Bush and Subprime

President Bush unveiled his mortgage relief plan today.  He’s decided to freeze the mortgage rates of perhaps hundreds of thousands of speculators and homeowners who might otherwise not be able to make their loan payments.  Some have argued that the plan is fine because it uses no federal funds. Not so, says the Washington Times:

While no taxpayer money at the federal level will be involved in a bailout, the administration seems intent on using state and local taxpayer funds. After all, without these taxpayer-redeemed bonds, the funds to make the mortgage refinancing happen would not be available.

In the Washington Post, my former colleague John Berlau says that it’s not even a bailout — it’s worse.

“In some ways it’s worse than a taxpayer bailout,” said John Berlau, director of the Center for Entrepreneurship at the institute. “It pressures an industry to essentially alter the terms of millions of contracts, and it’s going to make investors think twice about investing in America again.”
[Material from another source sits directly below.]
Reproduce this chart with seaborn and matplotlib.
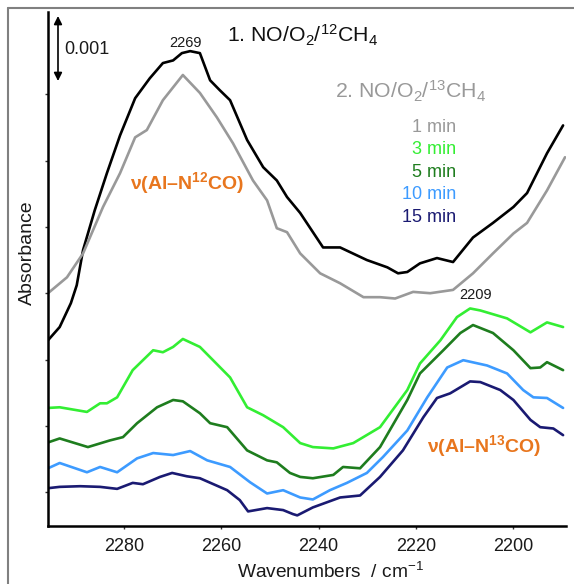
import numpy as np
import pandas as pd
import matplotlib
matplotlib.use("Agg")
import matplotlib.pyplot as plt
from matplotlib.lines import Line2D
import seaborn as sns

# ---- data (wavenumber cm-1, absorbance offset in units of 0.001) ----
black_wn = [2295.6, 2293.2, 2290.9, 2289.7, 2288.4, 2286.0, 2283.5, 2280.8, 2277.7, 2274.7,
            2272.0, 2269.9, 2268.1, 2266.4, 2264.4, 2262.3, 2260.3, 2258.2, 2254.7, 2251.4,
            2248.6, 2246.5, 2243.8, 2239.1, 2235.6, 2230.1, 2225.9, 2223.7, 2221.8, 2219.2,
            2215.7, 2212.4, 2208.3, 2204.2, 2200.0, 2197.2, 2193.1, 2189.8]
black_y = [2.29, 2.49, 2.85, 3.12, 3.65, 4.25, 4.81, 5.38, 5.94, 6.24,
           6.47, 6.51, 6.62, 6.65, 6.62, 6.21, 6.06, 5.91, 5.31, 4.90,
           4.70, 4.45, 4.21, 3.69, 3.69, 3.50, 3.39, 3.30, 3.32, 3.45,
           3.53, 3.47, 3.84, 4.06, 4.30, 4.51, 5.11, 5.53]

gray_wn = [2295.6, 2291.7, 2288.4, 2284.3, 2280.8, 2277.7, 2275.3, 2272.0, 2267.9, 2264.4,
           2260.9, 2257.6, 2253.5, 2250.6, 2248.6, 2246.5, 2243.8, 2239.7, 2235.6, 2230.8,
           2227.4, 2224.3, 2220.6, 2217.1, 2212.4, 2208.3, 2204.2, 2200.0, 2197.2, 2193.1, 2189.4]
gray_y = [3.00, 3.24, 3.60, 4.30, 4.81, 5.35, 5.46, 5.91, 6.29, 6.02,
          5.65, 5.26, 4.70, 4.40, 3.98, 3.92, 3.60, 3.30, 3.15, 2.94,
          2.94, 2.92, 3.02, 3.00, 3.05, 3.30, 3.60, 3.90, 4.06, 4.55, 5.05]

green_wn = [2295.6, 2293.2, 2287.6, 2284.9, 2283.5, 2281.4, 2278.2, 2274.0, 2272.0, 2269.9,
            2267.9, 2264.4, 2261.7, 2258.2, 2254.7, 2251.4, 2247.3, 2243.8, 2241.2, 2237.0,
            2232.9, 2227.4, 2221.8, 2219.2, 2215.0, 2211.6, 2208.9, 2206.8, 2201.3, 2196.5,
            2193.1, 2189.8]
green_y = [1.27, 1.28, 1.21, 1.34, 1.34, 1.43, 1.84, 2.14, 2.11, 2.19,
           2.31, 2.19, 1.99, 1.73, 1.28, 1.16, 0.98, 0.74, 0.68, 0.66,
           0.74, 0.98, 1.54, 1.94, 2.29, 2.64, 2.77, 2.74, 2.62, 2.41,
           2.56, 2.49]

dgreen_wn = [2295.6, 2293.2, 2287.4, 2282.9, 2280.2, 2277.3, 2273.2, 2269.9, 2267.9, 2264.4,
             2262.3, 2258.8, 2254.7, 2250.6, 2248.6, 2245.9, 2243.8, 2241.2, 2237.0, 2235.0,
             2231.5, 2227.4, 2221.8, 2219.2, 2214.4, 2210.9, 2208.3, 2204.2, 2200.0, 2196.5,
             2194.5, 2193.1, 2189.8]
dgreen_y = [0.75, 0.81, 0.68, 0.78, 0.83, 1.04, 1.28, 1.39, 1.37, 1.19,
            1.04, 0.98, 0.63, 0.48, 0.45, 0.29, 0.23, 0.21, 0.26, 0.38,
            0.36, 0.68, 1.39, 1.79, 2.14, 2.40, 2.52, 2.40, 2.14, 1.87,
            1.88, 1.96, 1.84]

lblue_wn = [2295.6, 2293.2, 2287.6, 2284.9, 2281.4, 2277.3, 2274.0, 2269.9, 2266.4, 2262.9,
            2258.2, 2254.1, 2250.6, 2247.3, 2243.8, 2241.2, 2237.7, 2234.2, 2230.1, 2226.8,
            2221.8, 2217.7, 2213.6, 2210.3, 2205.4, 2201.3, 2198.0, 2195.9, 2193.1, 2189.8]
lblue_y = [0.36, 0.44, 0.30, 0.38, 0.30, 0.51, 0.59, 0.56, 0.62, 0.48,
           0.38, 0.15, -0.02, 0.03, -0.08, -0.11, 0.03, 0.14, 0.29, 0.53,
           0.93, 1.43, 1.88, 1.99, 1.91, 1.79, 1.54, 1.43, 1.42, 1.27]

navy_wn = [2295.6, 2293.2, 2289.0, 2284.9, 2281.4, 2278.2, 2276.1, 2272.6, 2270.1, 2267.1,
           2264.4, 2258.8, 2256.2, 2254.5, 2250.6, 2247.3, 2245.3, 2244.4, 2241.2, 2235.6,
           2231.5, 2227.4, 2222.7, 2218.5, 2215.7, 2213.0, 2208.9, 2206.8, 2202.7, 2200.0,
           2196.5, 2194.5, 2191.8, 2189.8]
navy_y = [0.06, 0.08, 0.09, 0.08, 0.05, 0.14, 0.12, 0.23, 0.29, 0.24,
          0.21, 0.03, -0.12, -0.29, -0.24, -0.27, -0.33, -0.35, -0.23, -0.08,
          -0.05, 0.23, 0.63, 1.13, 1.42, 1.49, 1.67, 1.66, 1.54, 1.39,
          1.09, 0.98, 0.96, 0.86]

series_labels = ["1. NO/O2/12CH4", "1 min", "3 min", "5 min", "10 min", "15 min"]
colors = ["#000000", "#999999", "#33ee33", "#1e7d1e", "#3d9bff", "#1a1a72"]
time_labels = ["1 min", "3 min", "5 min", "10 min", "15 min"]
x_ticks = [2280, 2260, 2240, 2220, 2200]

# ---- styling ----
sns.set_theme(style="white")
plt.rcParams['font.family'] = ['Liberation Sans', 'DejaVu Sans']
plt.rcParams['mathtext.fontset'] = 'custom'
plt.rcParams['mathtext.rm'] = 'Liberation Sans'
plt.rcParams['mathtext.it'] = 'Liberation Sans:italic'
plt.rcParams['mathtext.bf'] = 'Liberation Sans:bold'

W, H = 574, 584
fig = plt.figure(figsize=(W / 100, H / 100), dpi=100)
ax = fig.add_axes([48 / W, 1 - 526 / H, (566 - 48) / W, (526 - 12) / H])

all_wn = [black_wn, gray_wn, green_wn, dgreen_wn, lblue_wn, navy_wn]
all_y = [black_y, gray_y, green_y, dgreen_y, lblue_y, navy_y]
frames = []
for lab, wn, yy in zip(series_labels, all_wn, all_y):
    frames.append(pd.DataFrame({"wn": wn, "A": yy, "series": lab}))
df = pd.concat(frames, ignore_index=True)

for lab, col in zip(series_labels, colors):
    sub = df[df.series == lab]
    sns.lineplot(data=sub, x="wn", y="A", color=col, lw=1.9, sort=False,
                 estimator=None, ax=ax, legend=False)

ax.set_xlim(2295.6, 2189.2)
ax.set_ylim(-0.51, 7.24)
ax.set_xticks(x_ticks)
ax.set_xticklabels([str(t) for t in x_ticks], fontsize=13, color="#1a1a1a")
ax.set_yticks(range(0, 7))
ax.set_yticklabels([])
ax.tick_params(axis='both', direction='out', length=2.5, width=1, color="#333333",
               bottom=True, left=True, pad=6)
for s in ["top", "right"]:
    ax.spines[s].set_visible(False)
for s in ["left", "bottom"]:
    ax.spines[s].set_color("black")
    ax.spines[s].set_linewidth(1.8)
ax.set_xlabel("")
ax.set_ylabel("")
ax.set_facecolor("white")


def fx(px):
    return px / W


def fy(py):
    return 1 - py / H


tf = fig.transFigure
fig.text(fx(237), fy(578), "Wavenumbers  / cm$^{-1}$", fontsize=13.8, color="#1a1a1a",
         ha="left", va="baseline")
fig.text(fx(27), fy(253), "Absorbance", fontsize=14, rotation=90, color="#1a1a1a",
         ha="center", va="center")

# scale bar arrow
ax.annotate("", xy=(fx(58), fy(16)), xytext=(fx(58), fy(81)), xycoords=tf, textcoords=tf,
            arrowprops=dict(arrowstyle="<|-|>", color="black", lw=1.2,
                            mutation_scale=12, shrinkA=0, shrinkB=0))
fig.text(fx(64), fy(54), "0.001", fontsize=13, color="#1a1a1a", ha="left", va="baseline")

fig.text(fx(186), fy(47), "2269", fontsize=10.5, color="#1a1a1a", ha="center", va="baseline")
fig.text(fx(476), fy(299), "2209", fontsize=10.5, color="#1a1a1a", ha="center", va="baseline")

fig.text(fx(227), fy(42), "1. NO/O$_2$/$^{12}$CH$_4$", fontsize=15.3, color="#111111",
         ha="left", va="baseline")
fig.text(fx(335), fy(98), "2. NO/O$_2$/$^{13}$CH$_4$", fontsize=15.3, color="#999999",
         ha="left", va="baseline")

baselines = [132, 154, 177, 199, 222]
for lab, col, b in zip(time_labels, colors[1:], baselines):
    fig.text(fx(456), fy(b), lab, fontsize=13, color=col, ha="right", va="baseline")

orange = "#e8761e"
fig.text(fx(130), fy(189), r"ν(Al–N$^{\mathbf{12}}$CO)", fontsize=14, fontweight="bold",
         color=orange, ha="left", va="baseline")
fig.text(fx(427), fy(452), r"ν(Al–N$^{\mathbf{13}}$CO)", fontsize=14, fontweight="bold",
         color=orange, ha="left", va="baseline")

# outer frame (left and top edges)
fig.add_artist(Line2D([fx(8), fx(8)], [0, fy(8)], transform=tf, color="#808080", lw=1.5))
fig.add_artist(Line2D([fx(8), 1], [fy(8), fy(8)], transform=tf, color="#808080", lw=1.5))

fig.savefig("out.png", dpi=100, facecolor="white")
There’s little question that subprime fallout will have consequences for some people, but I think the "crisis" has been overstated. Subprime loans only make up a small portion of overall mortgages, and even within that small portion, it’s a fairly small number that are in trouble. Roughly 85% of subprime mortgages, in fact, are in good standing, and of the total mortgage market, only 5% of are facing difficulties. Moreover, as the Post piece points out, it’s unfair to those who chose not to overextend their finances, and, overall, a poor signal to those who’ve made rash purchases that the government will pony up taxpayer money whenever they’re in trouble.